*DATASET CONTENT*
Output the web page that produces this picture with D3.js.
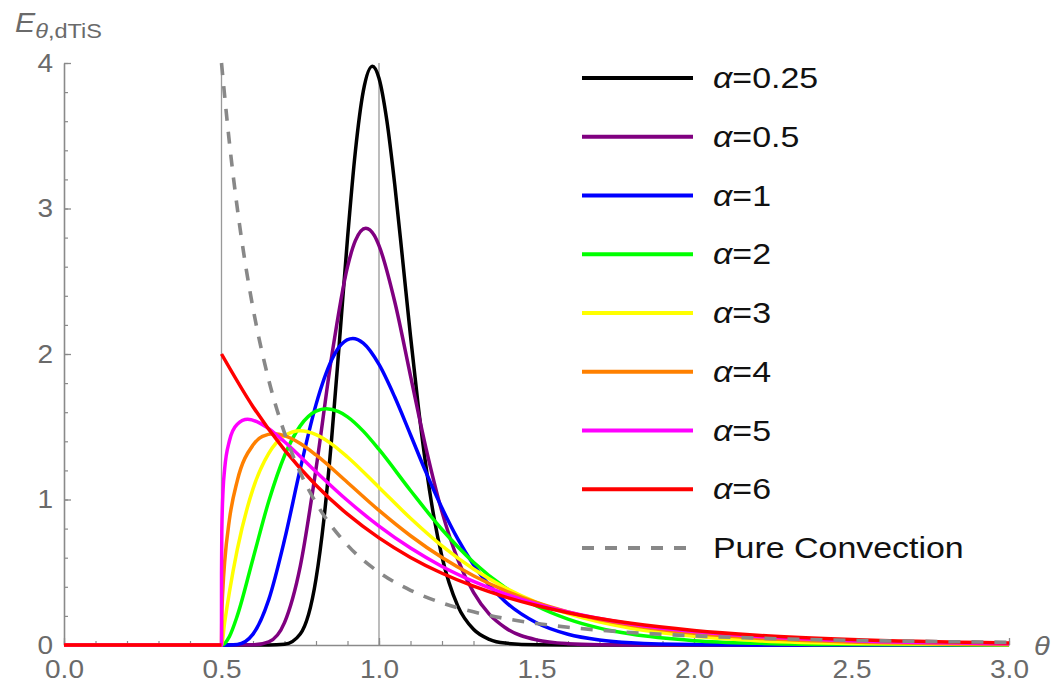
<!DOCTYPE html>
<html>
<head>
<meta charset="utf-8">
<script src="https://cdn.jsdelivr.net/npm/d3@7"></script>
<style>
  body { margin: 0; background: #fff; }
  svg { display: block; }
  text { font-family: "Liberation Sans", Arial, sans-serif; }
</style>
</head>
<body>
<svg id="chart" width="1053" height="683"></svg>
<script>
// values, [theta, E]
const a025 = [[0,0],[0.5,0],[0.65,0],[0.7,0.005],[0.75,0.076],[0.8,0.454],[0.825,0.862],[0.85,1.428],[0.875,2.102],[0.9,2.793],[0.925,3.393],[0.95,3.805],[0.979,3.978],[1.0,3.895],[1.025,3.603],[1.05,3.164],[1.075,2.649],[1.1,2.124],[1.125,1.635],[1.15,1.214],[1.175,0.871],[1.2,0.606],[1.25,0.269],[1.3,0.108],[1.35,0.039],[1.4,0.013],[1.5,0.001],[1.6,0],[3.0,0]];
const a05 = [[0,0],[0.5,0],[0.6,0.001],[0.65,0.022],[0.7,0.154],[0.75,0.541],[0.8,1.210],[0.85,1.986],[0.9,2.599],[0.925,2.779],[0.958,2.865],[0.985,2.815],[1.0,2.745],[1.05,2.359],[1.1,1.850],[1.15,1.345],[1.2,0.915],[1.25,0.589],[1.3,0.361],[1.35,0.212],[1.4,0.120],[1.5,0.035],[1.6,0.009],[1.7,0.002],[1.8,0.0005],[2.0,0],[3.0,0]];
const a1 = [[0,0],[0.5,0],[0.55,0.004],[0.6,0.075],[0.65,0.312],[0.7,0.722],[0.75,1.210],[0.8,1.652],[0.85,1.960],[0.88,2.065],[0.917,2.106],[0.95,2.074],[1.0,1.928],[1.05,1.704],[1.1,1.445],[1.15,1.183],[1.2,0.941],[1.25,0.729],[1.3,0.552],[1.4,0.300],[1.5,0.153],[1.6,0.074],[1.7,0.035],[1.8,0.016],[2.0,0.003],[2.2,0.0005],[3.0,0]];
const a2 = [[0,0],[0.5,0],[0.525,0.058],[0.55,0.200],[0.6,0.593],[0.65,0.988],[0.7,1.301],[0.75,1.506],[0.8,1.607],[0.833,1.624],[0.87,1.605],[0.9,1.568],[0.95,1.470],[1.0,1.344],[1.1,1.062],[1.2,0.794],[1.3,0.569],[1.4,0.395],[1.5,0.268],[1.6,0.178],[1.7,0.116],[1.8,0.075],[2.0,0.030],[2.2,0.012],[2.5,0.003],[3.0,0.0002]];
const a3 = [[0,0],[0.5,0],[0.51,0.154],[0.525,0.362],[0.55,0.655],[0.6,1.073],[0.65,1.317],[0.7,1.438],[0.75,1.472],[0.8,1.446],[0.85,1.381],[0.9,1.292],[1.0,1.083],[1.1,0.871],[1.2,0.681],[1.3,0.522],[1.4,0.394],[1.5,0.293],[1.6,0.216],[1.8,0.115],[2.0,0.060],[2.2,0.030],[2.5,0.011],[3.0,0.002]];
const a4 = [[0,0],[0.5,0],[0.501,0.185],[0.505,0.408],[0.51,0.569],[0.525,0.860],[0.55,1.128],[0.6,1.374],[0.63,1.434],[0.667,1.452],[0.7,1.439],[0.75,1.385],[0.8,1.306],[0.9,1.117],[1.0,0.925],[1.1,0.751],[1.2,0.601],[1.3,0.476],[1.4,0.374],[1.5,0.292],[1.6,0.227],[1.8,0.135],[2.0,0.080],[2.2,0.047],[2.5,0.021],[3.0,0.005]];
const a5 = [[0,0],[0.5,0],[0.5001,0.494],[0.501,0.780],[0.505,1.066],[0.51,1.210],[0.525,1.402],[0.55,1.517],[0.583,1.551],[0.62,1.527],[0.65,1.487],[0.7,1.397],[0.8,1.191],[0.9,0.993],[1.0,0.817],[1.1,0.666],[1.2,0.540],[1.3,0.437],[1.4,0.352],[1.5,0.283],[1.6,0.227],[1.8,0.145],[2.0,0.092],[2.2,0.059],[2.5,0.029],[3.0,0.009]];
const a6 = [[0,0],[0.5,0],[0.5,null],[0.5,2.0],[0.6,1.638],[0.7,1.341],[0.8,1.098],[0.9,0.899],[1.0,0.736],[1.1,0.602],[1.2,0.493],[1.3,0.404],[1.4,0.331],[1.5,0.271],[1.6,0.222],[1.8,0.149],[2.0,0.100],[2.2,0.067],[2.5,0.037],[3.0,0.013]];
const pureConvection = [[0.5,4.0],[0.525,3.455],[0.55,3.005],[0.575,2.630],[0.6,2.315],[0.65,1.821],[0.7,1.458],[0.75,1.185],[0.8,0.977],[0.9,0.686],[1.0,0.5],[1.1,0.376],[1.2,0.289],[1.3,0.228],[1.4,0.182],[1.5,0.148],[1.6,0.122],[1.8,0.086],[2.0,0.063],[2.2,0.047],[2.5,0.032],[2.8,0.023],[3.0,0.019]];

const alphaLabels = ["0.25", "0.5", "1", "2", "3", "4", "5", "6"];
const alphaSeries = [a025, a05, a1, a2, a3, a4, a5, a6];
const alphaColors = ["#000000", "#800080", "#0000ff", "#00ff00", "#ffff00", "#ff8000", "#ff00ff", "#ff0000"];
const xTicks = [0, 0.5, 1, 1.5, 2, 2.5, 3];
const yTicks = [0, 1, 2, 3, 4];
const gridX = [0.5, 1.0];

const SX = 1.12; // reference text is a bit wide
const axisGray = "#8a8a8a", labelGray = "#6a6a6a";

const svg = d3.select("#chart");
const x = d3.scaleLinear().domain([0, 3]).range([64, 1009]);
const y = d3.scaleLinear().domain([0, 4]).range([645, 63]);

svg.append("defs").append("clipPath").attr("id", "plot")
  .append("rect").attr("x", 60).attr("y", 60).attr("width", 953).attr("height", 590);

// grid lines at 0.5 and 1
svg.append("g").selectAll("line").data(gridX).enter().append("line")
  .attr("x1", d => x(d)).attr("x2", d => x(d))
  .attr("y1", y(4)).attr("y2", y(0))
  .attr("stroke", "#999").attr("stroke-width", 1.3);

// minor ticks
svg.append("g").attr("transform", `translate(0,${y(0)})`)
  .call(d3.axisBottom(x).tickValues(d3.range(0, 3.001, 0.1)).tickSize(-4).tickSizeOuter(0).tickFormat(""))
  .call(g => g.select(".domain").remove())
  .call(g => g.selectAll("line").attr("stroke", axisGray).attr("stroke-width", 1.2));
svg.append("g").attr("transform", `translate(${x(0)},0)`)
  .call(d3.axisLeft(y).tickValues(d3.range(0, 4.001, 0.2)).tickSize(-4).tickSizeOuter(0).tickFormat(""))
  .call(g => g.select(".domain").remove())
  .call(g => g.selectAll("line").attr("stroke", axisGray).attr("stroke-width", 1.2));

// major axes
const xAxis = svg.append("g").attr("transform", `translate(0,${y(0)})`)
  .call(d3.axisBottom(x).tickValues(xTicks).tickSize(-7).tickSizeOuter(0).tickPadding(15).tickFormat(d3.format(".1f")));
const yAxis = svg.append("g").attr("transform", `translate(${x(0)},0)`)
  .call(d3.axisLeft(y).tickValues(yTicks).tickSize(-7).tickSizeOuter(0).tickPadding(11).tickFormat(d3.format("d")));
[xAxis, yAxis].forEach(g => {
  g.select(".domain").attr("stroke", axisGray).attr("stroke-width", 1.6);
  g.selectAll(".tick line").attr("stroke", axisGray).attr("stroke-width", 1.3);
  g.selectAll(".tick text").attr("fill", labelGray).attr("font-size", 25)
    .attr("font-family", "'Liberation Sans', Arial, sans-serif")
    .attr("transform", `scale(${SX},1)`);
});
yAxis.selectAll(".tick text").attr("x", -11 / SX);

// curves
const line = d3.line()
  .defined(d => d[1] !== null)
  .x(d => x(d[0])).y(d => y(d[1]))
  .curve(d3.curveMonotoneX);

const curves = svg.append("g").attr("clip-path", "url(#plot)");
curves.selectAll("path.alpha").data(alphaSeries).enter().append("path")
  .attr("class", "alpha")
  .attr("d", line)
  .attr("fill", "none")
  .attr("stroke", (d, i) => alphaColors[i])
  .attr("stroke-width", 3.5)
  .attr("stroke-linejoin", "round");
curves.append("path").datum(pureConvection)
  .attr("d", line)
  .attr("fill", "none")
  .attr("stroke", "#888")
  .attr("stroke-width", 3.6)
  .attr("stroke-dasharray", "12,11");

// axis labels
const eLab = svg.append("text").attr("transform", `translate(15,32) scale(${SX},1)`)
  .attr("fill", labelGray).attr("font-size", 27);
eLab.append("tspan").attr("font-style", "italic").text("E");
eLab.append("tspan").attr("font-size", 21).attr("dy", 6).attr("font-style", "italic").text("θ");
eLab.append("tspan").attr("font-size", 21).text(",dTiS");

svg.append("text").attr("transform", `translate(1034,655) scale(${SX},1)`)
  .attr("fill", labelGray).attr("font-size", 26).attr("font-style", "italic").text("θ");

// legend
const LSX = 1.17;
const rowY = i => 78 + i * 58.75;
const legendItems = alphaLabels.map((l, i) => ({ label: l, color: alphaColors[i], dash: null }))
  .concat([{ label: null, color: "#888", dash: "12,11" }]);
const leg = svg.append("g").selectAll("g").data(legendItems).enter().append("g")
  .attr("transform", (d, i) => `translate(0,${rowY(i)})`);
leg.append("line")
  .attr("x1", 582).attr("x2", 693).attr("y1", 0).attr("y2", 0)
  .attr("stroke", d => d.color).attr("stroke-width", 4)
  .attr("stroke-dasharray", d => d.dash);
const lt = leg.append("text").attr("transform", `translate(713,10) scale(${LSX},1)`)
  .attr("font-size", 29).attr("fill", "#111");
lt.each(function (d) {
  const t = d3.select(this);
  if (d.label === null) { t.text("Pure Convection"); return; }
  t.append("tspan").attr("font-style", "italic").text("α");
  t.append("tspan").text("=" + d.label);
});
</script>
</body>
</html>
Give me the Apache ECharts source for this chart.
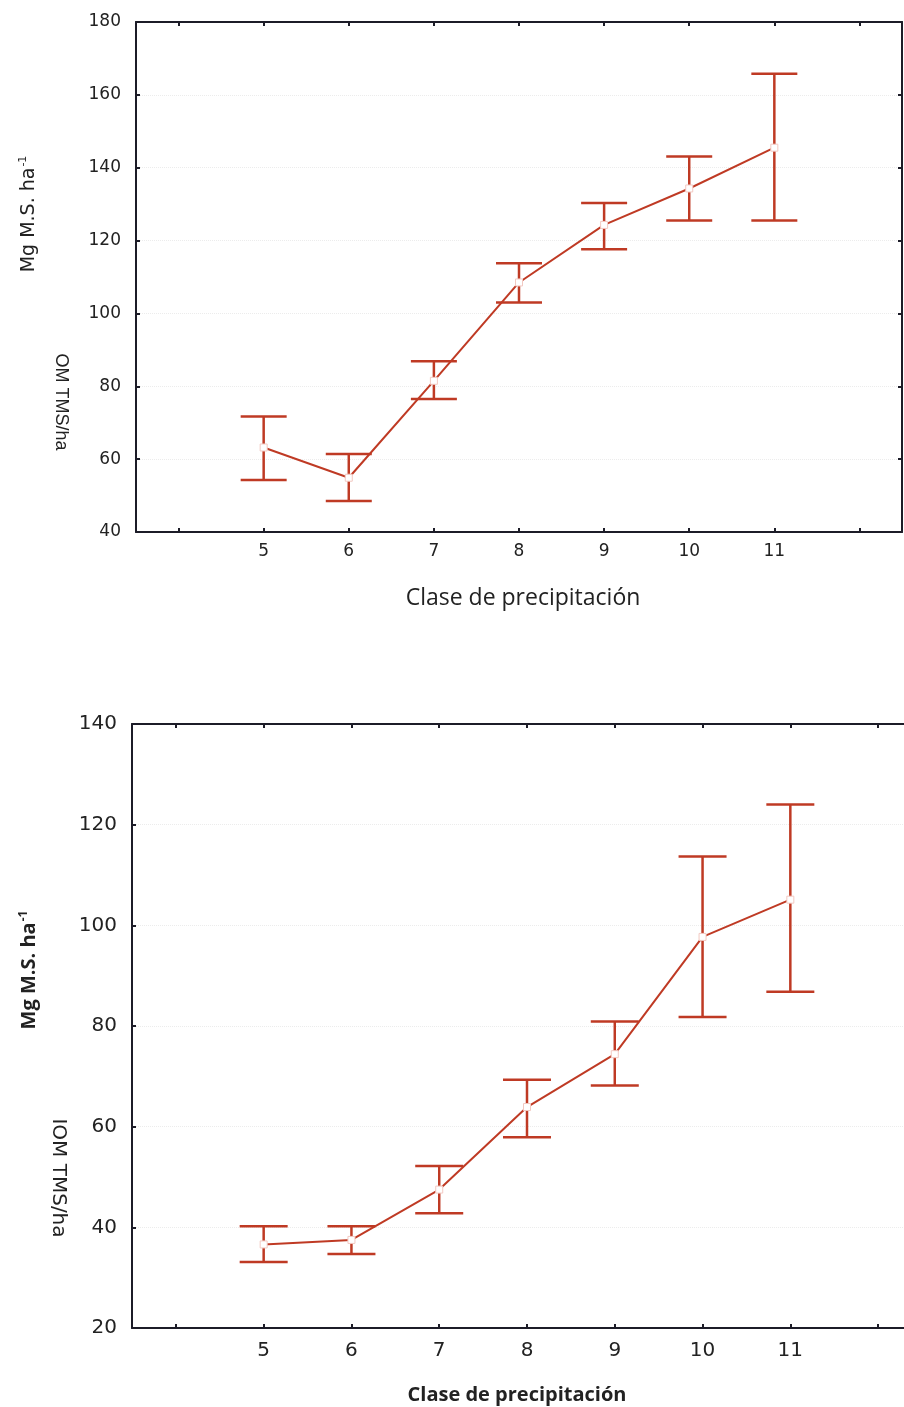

*CHALLENGE*
Look above for every line with the word "this" and copy it.

*CORRECT ANSWER*
Output the web page that produces this picture with D3.js.
  const t = d3.select(this);
Give me the Apache ECharts source for this chart.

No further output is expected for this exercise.